Ohio shootings raise awareness, highlight vulnerabilities in Kentucky schools

By Dan Collins

A high school shooting in Chardon, Ohio, has sparked interest in state and local programs, and highlighted vulnerabilities facing institutions.

T.J. Lane, a 17-year-old student at Lake Academy, was charged Thursday with three juvenile counts of aggravated murder for opening fire on students in the Chardon High School cafeteria Monday morning before school, according to The Associated Press.

The school district (in Chardon) had a good plan,” said Jon Akers, director for the Kentucky Center for School Safety.

School shootings in the past have led to the development of programs aimed at preventing and mitigating the effects of emergency situations.

KCSS was designed to “create safe, secure learning environments where all children can successfully achieve,” according to the organization’s website.

The center requires principals to perform an annual review of their schools’ risks, hazards and emergency management procedures.

“Principals called me and said they had a plan to protect students from 8 a.m. to 3 p.m.,” Akers said.

But the guidance for situations just before and after school was missing.

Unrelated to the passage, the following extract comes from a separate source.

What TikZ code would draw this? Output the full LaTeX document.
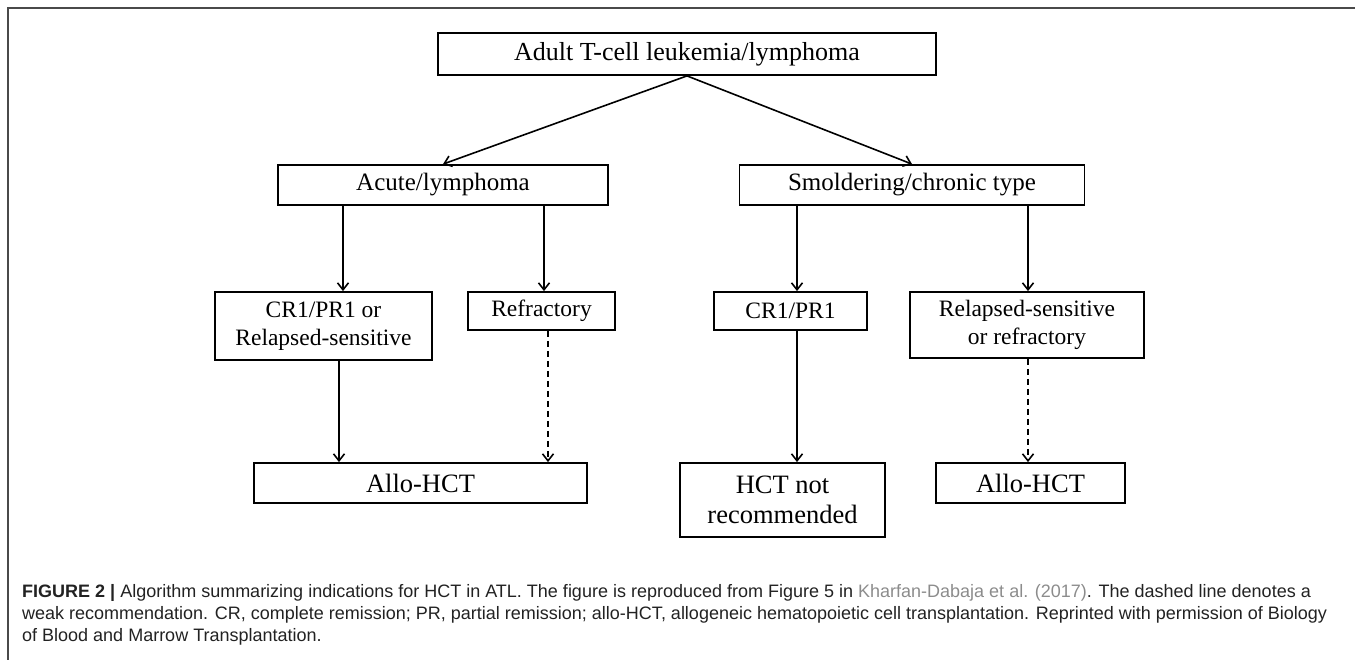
\documentclass[tikz,border=0pt]{standalone}
\usepackage{fontspec}
\setmainfont{Liberation Serif}
\newfontfamily\capfont{Liberation Sans}
\usetikzlibrary{calc, positioning, arrows.meta}
\definecolor{framegray}{HTML}{4A4A4A}
\definecolor{linkgray}{HTML}{8C8C8C}
\definecolor{captext}{HTML}{222222}
\tikzset{
  box/.style={draw, line width=1.8pt, inner sep=0pt, align=center},
  arr/.style={line width=1.6pt, -{Straight Barb[length=7pt,width=11pt,line width=1.6pt]}},
  weak/.style={arr, dash pattern=on 6pt off 4pt}
}

\begin{document}
\begin{tikzpicture}[x=1pt, y=-1pt]
    \useasboundingbox (0,0) rectangle (1355,660);

    % Frame (top and left edge only)
    \draw[framegray, line width=2pt] (8,660) -- (8,8) -- (1355,8);

    % Columns where the vertical connectors run
    \foreach \n/\x in {a/343, b/544, c/339, d/548, e/797, f/1028}
      \coordinate (col\n) at (\x,0);

    % Top level
    \node[box, minimum width=498pt, minimum height=42pt, font=\fontsize{26}{30}\selectfont]
      (atl) at (687,54) {Adult T-cell leukemia/lymphoma};

    % Second level
    \node[box, minimum width=330pt, minimum height=40pt, font=\fontsize{25}{29}\selectfont]
      (acute) at (443,185) {Acute/lymphoma};
    \node[box, minimum width=345pt, minimum height=40pt, font=\fontsize{25}{29}\selectfont]
      (smold) at (912,185) {Smoldering/chronic type};

    % Third level
    \node[box, minimum width=217pt, minimum height=68pt, font=\fontsize{23.5}{27.7}\selectfont]
      (crone) at (323.5,326) {CR1/PR1 or\\Relapsed-sensitive};
    \node[box, minimum width=147pt, minimum height=38pt, font=\fontsize{23.5}{27.7}\selectfont]
      (refr) at (541.5,311) {Refractory};
    \node[box, minimum width=153pt, minimum height=38pt, font=\fontsize{23.5}{27.7}\selectfont]
      (crtwo) at (790.5,311) {CR1/PR1};
    \node[box, minimum width=234pt, minimum height=66pt, font=\fontsize{23.5}{27.7}\selectfont]
      (relap) at (1027,325) {Relapsed-sensitive\\or refractory};

    % Bottom level
    \node[box, minimum width=333pt, minimum height=40pt, font=\fontsize{26.5}{30}\selectfont]
      (alloa) at (420.5,483) {Allo-HCT};
    \node[box, minimum width=205pt, minimum height=74pt, font=\fontsize{26.5}{30}\selectfont]
      (hctno) at (782.5,500) {HCT not\\recommended};
    \node[box, minimum width=189pt, minimum height=40pt, font=\fontsize{26.5}{30}\selectfont]
      (allob) at (1030.5,483) {Allo-HCT};

    % Connectors
    \draw[arr] (atl.south) -- (acute.north);
    \draw[arr] (atl.south) -- (smold.north);
    \draw[arr] (acute.south -| cola) -- (crone.north -| cola);
    \draw[arr] (acute.south -| colb) -- (refr.north -| colb);
    \draw[arr] (smold.south -| cole) -- (crtwo.north -| cole);
    \draw[arr] (smold.south -| colf) -- (relap.north -| colf);
    \draw[arr] (crone.south -| colc) -- (alloa.north -| colc);
    \draw[weak] (refr.south -| cold) -- (alloa.north -| cold);
    \draw[arr] (crtwo.south -| cole) -- (hctno.north -| cole);
    \draw[weak] (relap.south -| colf) -- (allob.north -| colf);

    % Caption
    \node[anchor=base west, inner sep=0pt, text=captext, font=\capfont\fontsize{18}{22}\selectfont]
      (capa) at (22,597) {\textbf{FIGURE 2 |} Algorithm summarizing indications for HCT in ATL. The figure is reproduced from Figure 5 in \textcolor{linkgray}{Kharfan-Dabaja et al. (2017)}. The dashed line denotes a};
    \node[anchor=base west, inner sep=0pt, text=captext, font=\capfont\fontsize{18}{22}\selectfont]
      (capb) at (22,619) {weak recommendation. CR, complete remission; PR, partial remission; allo-HCT, allogeneic hematopoietic cell transplantation. Reprinted with permission of Biology};
    \node[anchor=base west, inner sep=0pt, text=captext, font=\capfont\fontsize{18}{22}\selectfont]
      (capc) at (22,641) {of Blood and Marrow Transplantation.};
\end{tikzpicture}
\end{document}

Akers said he has already developed a draft for response protocol to ensure schools in Kentucky are prepared.

He said that while not all crises can be prevented, school systems in the state and across the nation have effective emergency management plans in place.

“For every one incident, there are 25 averted incidents,” Akers said.

He attributed much of the prevention to students who alert teachers if peers are planning to commit acts of violence or if they are displaying erratic behavior.

“We’re reliant upon student-teacher relationships,” Akers said.

UK Police Chief Joe Monroe agreed that students and teachers play the most critical role in helping authorities manage crisis situations.

“Open line of communication and early warning are the two key elements in preventing an incident from happening,” Monroe said.

Monroe cited the UK Students of Concern team as a major contributor to the identification of individuals showing signs of high stress, irritability and suicidal behavior.

“We’re seeing more and more people come forward now,” Monroe said.

Monroe also mentioned that UK began developing emergency management protocol long before events such as the shooting at Virginia Tech in 2011 occurred.

Campus police have trained in conjunction with the local police department to operate effectively as first-responders, Monroe said.

“We’ve been doing this for a long time,” he said.